Hombres, no dioses
Cuenta el libros de los Hechos de los Apóstoles que, en alguna ocasión, luego de curar a unos enfermos, Pablo y Bernabé empezaron a ser tratados como dioses por los beneficiados y hasta querían hacerles sacrificios de animales, además de llamarlos Hermes y Zeus. Ellos se opusieron a semejante forma de agradecimiento. Si se hubiera tratado de un par de avivatos, ni cortos ni perezosos habrían aprovechado la ocasión para crear ese vicio insensato que se llama el culto a la personalidad como si de dioses se tratara.
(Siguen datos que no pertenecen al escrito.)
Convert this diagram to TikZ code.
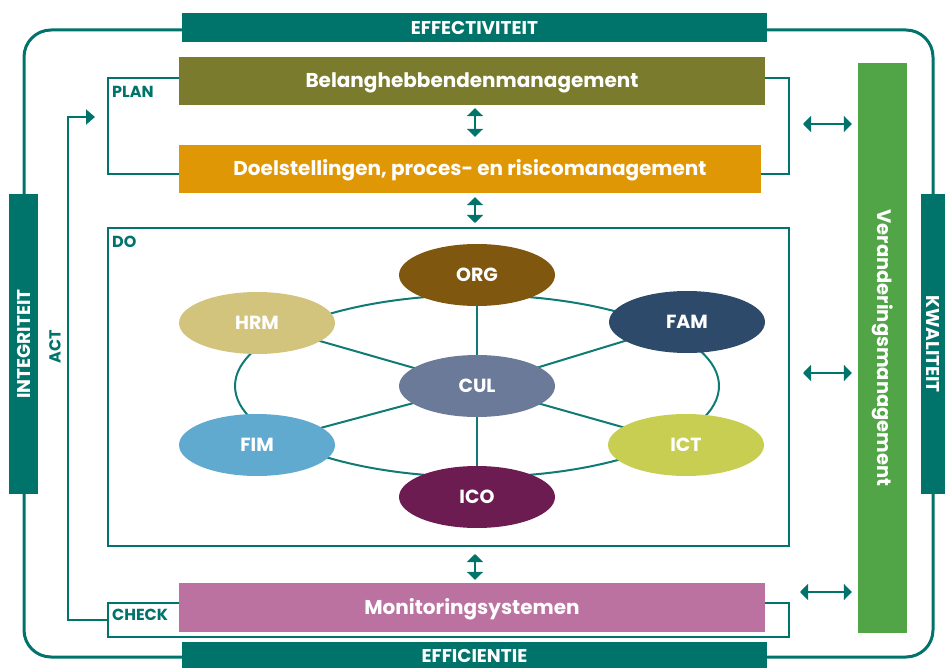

Las reacciones que hemos visto en torno a personas que ya no están en sus puestos de mando dejan ver que la divinización de seres humanos lejos está de haber desaparecido.
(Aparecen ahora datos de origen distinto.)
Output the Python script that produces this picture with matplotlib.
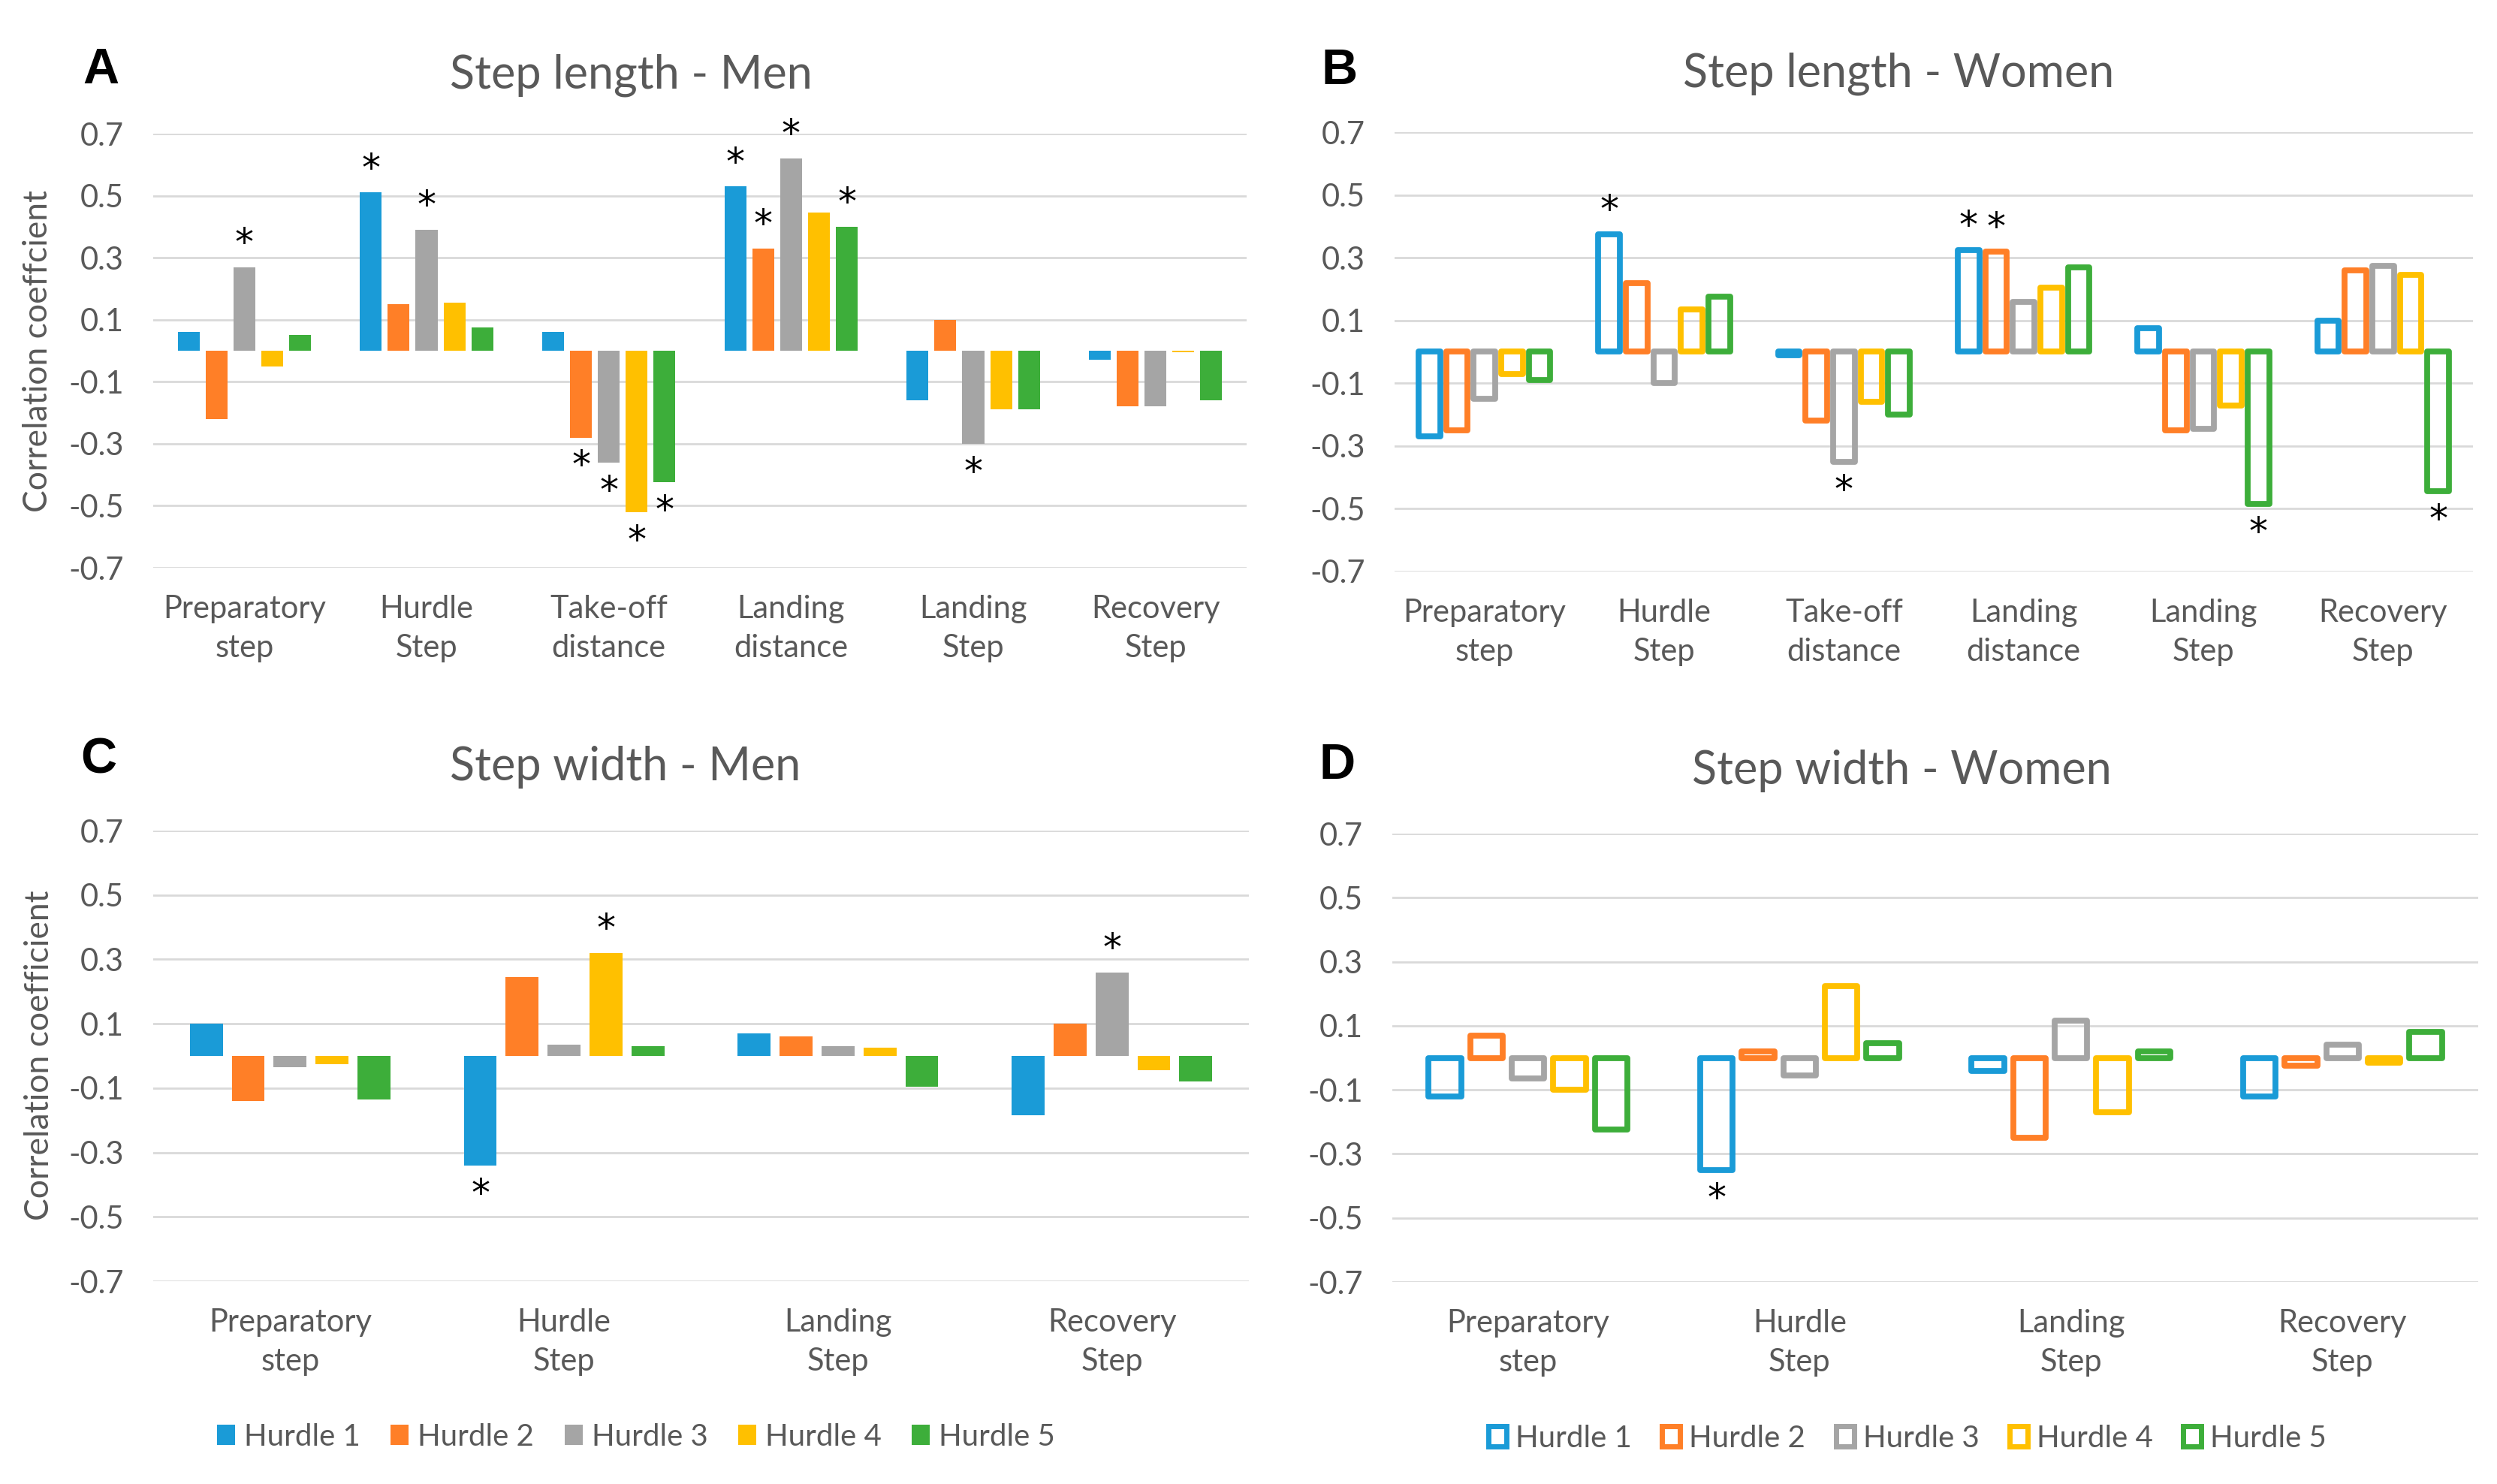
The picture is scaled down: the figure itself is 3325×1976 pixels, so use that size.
import numpy as np
import matplotlib
matplotlib.use("Agg")
import matplotlib.pyplot as plt
from matplotlib.patches import Patch

plt.rcParams['font.family'] = ['Lato', 'DejaVu Sans']

# ---------------- data ----------------
hurdles = ["Hurdle 1", "Hurdle 2", "Hurdle 3", "Hurdle 4", "Hurdle 5"]
colors = ["#1A9BD7", "#FF7F27", "#A5A5A5", "#FFC000", "#3DAE3A"]

cats_length = ["Preparatory\nstep", "Hurdle\nStep", "Take-off\ndistance",
               "Landing\ndistance", "Landing\nStep", "Recovery\nStep"]
cats_width = ["Preparatory\nstep", "Hurdle\nStep", "Landing\nStep", "Recovery\nStep"]

# A: Step length - Men
A_h1 = [0.06, 0.51, 0.06, 0.53, -0.16, -0.03]
A_h2 = [-0.22, 0.15, -0.28, 0.33, 0.10, -0.18]
A_h3 = [0.27, 0.39, -0.36, 0.62, -0.30, -0.18]
A_h4 = [-0.05, 0.155, -0.52, 0.445, -0.19, -0.005]
A_h5 = [0.05, 0.075, -0.425, 0.40, -0.19, -0.16]
A_stars = [(0, 2), (1, 0), (1, 2), (2, 1), (2, 2), (2, 3), (2, 4),
           (3, 0), (3, 1), (3, 2), (3, 4), (4, 2)]

# B: Step length - Women
B_h1 = [-0.27, 0.375, -0.01, 0.325, 0.075, 0.10]
B_h2 = [-0.25, 0.22, -0.22, 0.32, -0.25, 0.26]
B_h3 = [-0.15, -0.10, -0.35, 0.16, -0.245, 0.275]
B_h4 = [-0.07, 0.135, -0.16, 0.205, -0.17, 0.245]
B_h5 = [-0.09, 0.175, -0.20, 0.27, -0.485, -0.445]
B_stars = [(1, 0), (2, 2), (3, 0), (3, 1), (4, 4), (5, 4)]

# C: Step width - Men
C_h1 = [0.10, -0.34, 0.07, -0.185]
C_h2 = [-0.14, 0.245, 0.06, 0.10]
C_h3 = [-0.035, 0.035, 0.03, 0.26]
C_h4 = [-0.025, 0.32, 0.025, -0.045]
C_h5 = [-0.135, 0.03, -0.095, -0.08]
C_stars = [(1, 0), (1, 3), (3, 2)]

# D: Step width - Women
D_h1 = [-0.12, -0.35, -0.04, -0.12]
D_h2 = [0.07, 0.02, -0.25, -0.025]
D_h3 = [-0.065, -0.055, 0.115, 0.04]
D_h4 = [-0.10, 0.225, -0.17, -0.015]
D_h5 = [-0.225, 0.045, 0.02, 0.08]
D_stars = [(1, 0)]

yticks = [-0.7, -0.5, -0.3, -0.1, 0.1, 0.3, 0.5, 0.7]

TXT = "#595959"
W, H = 3325, 1976
fig = plt.figure(figsize=(W / 200, H / 200), dpi=200)


def rect(l, t, r, b):
    return [l / W, 1 - b / H, (r - l) / W, (b - t) / H]


def panel(pos, cats, series, stars, outline):
    ax = fig.add_axes(pos)
    n = len(cats)
    x = np.arange(n)
    slot = 0.153
    bw = 0.12
    for i, (vals, c) in enumerate(zip(series, colors)):
        xx = x + (i - 2) * slot
        if outline:
            ax.bar(xx, vals, width=bw, facecolor='none', edgecolor=c,
                   linewidth=2.8, joinstyle='round', zorder=3)
        else:
            ax.bar(xx, vals, width=bw, color=c, linewidth=0, zorder=3)
    for (ci, hi) in stars:
        v = series[hi][ci]
        xx = ci + (hi - 2) * slot
        off = 11 if v >= 0 else -14
        ax.annotate("*", (xx, v), xytext=(0, off), textcoords='offset points',
                    ha='center', va='center', fontsize=18, color='black',
                    fontfamily='DejaVu Sans', zorder=4)
    ax.set_xlim(-0.5, n - 0.5)
    ax.set_ylim(-0.7, 0.7)
    ax.set_yticks(yticks)
    ax.set_yticklabels([f"{t:.1f}" for t in yticks])
    ax.set_xticks(x)
    ax.set_xticklabels(cats, linespacing=1.45)
    ax.tick_params(axis='both', length=0, labelsize=15, labelcolor=TXT)
    ax.tick_params(axis='x', pad=13)
    ax.tick_params(axis='y', pad=14)
    ax.yaxis.grid(True, color='#D9D9D9', linewidth=1.0, zorder=0)
    ax.set_axisbelow(True)
    for s in ax.spines.values():
        s.set_visible(False)
    return ax


panel(rect(204, 178, 1660, 756), cats_length, [A_h1, A_h2, A_h3, A_h4, A_h5], A_stars, False)
panel(rect(1857, 176, 3293, 761), cats_length, [B_h1, B_h2, B_h3, B_h4, B_h5], B_stars, True)
panel(rect(204, 1106, 1663, 1706), cats_width, [C_h1, C_h2, C_h3, C_h4, C_h5], C_stars, False)
panel(rect(1854, 1110, 3300, 1707), cats_width, [D_h1, D_h2, D_h3, D_h4, D_h5], D_stars, True)

# titles
fig.text(840 / W, 1 - 100 / H, "Step length - Men", ha='center', va='center', fontsize=22, color=TXT)
fig.text(2528 / W, 1 - 98 / H, "Step length - Women", ha='center', va='center', fontsize=22, color=TXT)
fig.text(833 / W, 1 - 1022 / H, "Step width - Men", ha='center', va='center', fontsize=22, color=TXT)
fig.text(2532 / W, 1 - 1026 / H, "Step width - Women", ha='center', va='center', fontsize=22, color=TXT)

# panel letters
for lab, (px, py) in zip("ABCD", [(134, 94), (1784, 95), (131, 1013), (1781, 1020)]):
    fig.text(px / W, 1 - py / H, lab, ha='center', va='center', fontsize=24,
             fontweight='bold', color='black', fontfamily=['Liberation Sans', 'DejaVu Sans'])

# y labels
fig.text(51 / W, 1 - 467 / H, "Correlation coeffcient", rotation=90, ha='center', va='center',
         fontsize=16, color=TXT)
fig.text(53 / W, 1 - 1405 / H, "Correlation coefficient", rotation=90, ha='center', va='center',
         fontsize=16, color=TXT)

# legends
hC = [Patch(facecolor=c, edgecolor='none') for c in colors]
hD = [Patch(facecolor='white', edgecolor=c, linewidth=2.5, joinstyle='round') for c in colors]
leg_kw = dict(ncol=5, frameon=False, fontsize=14.5, handlelength=0.6, handleheight=0.65,
              handletextpad=0.3, columnspacing=1.0, loc='center', labelcolor=TXT)
fig.legend(hC, hurdles, bbox_to_anchor=(847 / W, 1 - 1913 / H), **leg_kw)
fig.legend(hD, hurdles, bbox_to_anchor=(2540 / W, 1 - 1915 / H), **leg_kw)

fig.savefig("out.png", dpi=200, facecolor='white')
Hay hombres y mujeres realmente admirables por lo que son y hacen. Son como faros para las comunidades y también para las personas. Le trazan líneas a la historia, fundan nuevas eras, despejan horizontes. No obstante, siguen siendo tan grandes como pueden serlo los humanos y tan limitados como estos mismos. Rendirles culto o idolatrarlos generalmente los corrompe y les hace perder el sentido de la realidad. Con frecuencia los convierte en déspotas pues no ven que tengan límite alguno. Pero quizás lo más oscuro de esta relación desequilibrada entre personas es que los adoradores terminan perdiendo su propia personalidad, sus ideas, su voluntad y a la larga se convierten como en una manada que ciegamente es conducida a cualquier lugar y situación.
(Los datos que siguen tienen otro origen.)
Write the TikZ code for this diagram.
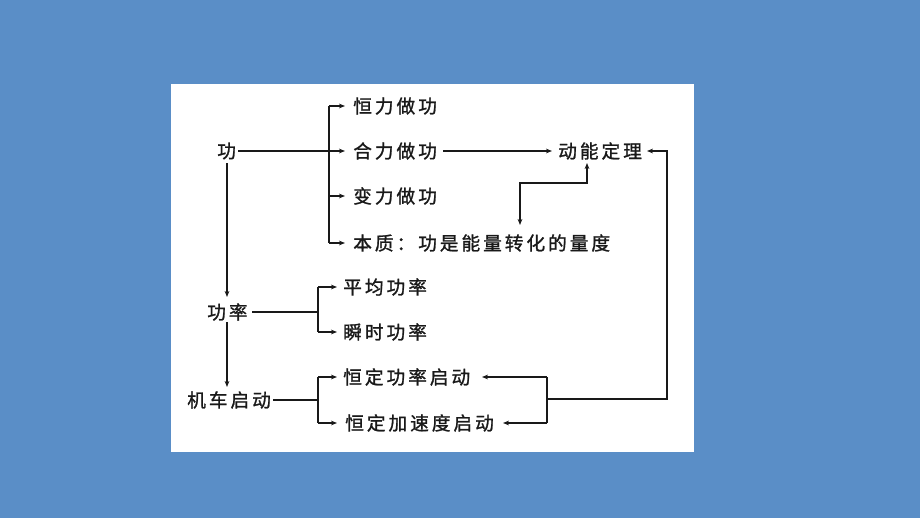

Lo que se esconde en estas personalidades autodivinizadas y en las de los que les rinden culto es digno de enciclopedias sicológicas. La religión bien vivida es el mejor antídoto para esta exaltación desaforada de hombres y mujeres pues revela que Dios no hay sino uno y que solo a Él se le puede entregar todo el ser. Los demás somos simples mortales, al mismo tiempo grandes y débiles, fieles y desleales, nobles y bárbaros. En buena medida el que no haya hombres que se crean dioses depende de ellos mismos y de quienes los rodean. Pero cuando se pasa la línea de equilibrio, la humanidad se infantiliza y como hundida en un sopor de mediodía girardoteño, termina por renunciar a su propia libertad y a sus propios proyectos. Toda la gratitud con les seres humanos más nobles y bondadosos. Pero dejemos los pedestales para recordar solo la divinidad.